Sir George Biddell Airy, (born July 27, 1801, Alnwick, Northumberland, Eng.—died Jan. 2, 1892, Greenwich, London), English scientist who was astronomer royal from 1835 to 1881.

Airy graduated from Trinity College, Cambridge, in 1823. He became Lucasian professor of mathematics at Cambridge in 1826 and Plumian professor of astronomy and director of the Cambridge observatory in 1828. In 1835 he was appointed the seventh astronomer royal, i.e., director of the Royal Greenwich Observatory, a post he would hold for more than 45 years.

Airy completely reorganized the Greenwich observatory, installing new apparatus and rescuing thousands of lunar observations from oblivion. Most importantly, he modernized the observatory’s system for making extremely precise observations of stellar positions. He wielded great power within the British scientific community, and he opposed government support of pure science, arguing that original research was best left to private individuals and institutions.

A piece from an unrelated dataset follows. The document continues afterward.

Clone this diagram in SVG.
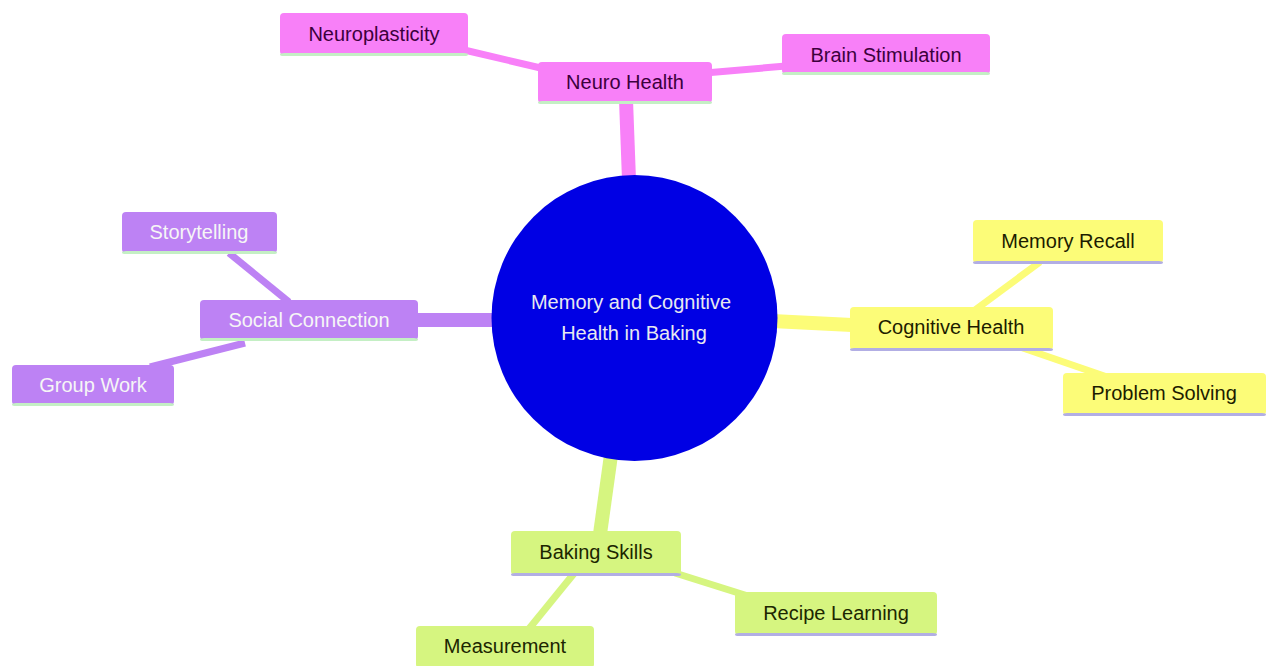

Airy was severely criticized for his part in the failure of British astronomers to search for a new planet (Neptune) whose existence and probable location were predicted in 1845 by British astronomer John Couch Adams on the basis of irregularities in the motion of Uranus. A similar calculation was made in the next year by the French astronomer Urbain-Jean-Joseph Le Verrier, which led almost immediately to the discovery of Neptune by German astronomer Johann Gottfried Galle and his student Heinrich Louis d’Arrest at the Berlin observatory. Modern scholars differ on how much blame to give Airy, and from today’s perspective the one-year delay in the discovery of Neptune does not seem very important. However, at the time, it produced a stormy episode in British-French scientific relations.

Airy in 1827 made the first successful attempt to correct astigmatism in the human eye (his own) by use of a cylindrical eyeglass lens. He also contributed to the study of interference fringes, and the Airy disk, the central spot of light in the diffraction pattern of a point light source, is named for him. In 1854 he used a new method to determine the mean density of Earth. This involved swinging the same pendulum at the top and bottom of a deep mine to measure the change in the strength of gravity between the top and bottom of the mine. Airy was also the first to propose (c. 1855) the theory that mountain ranges must have root structures of lower density, proportional to their height, in order to maintain isostatic equilibrium. He was knighted in 1872.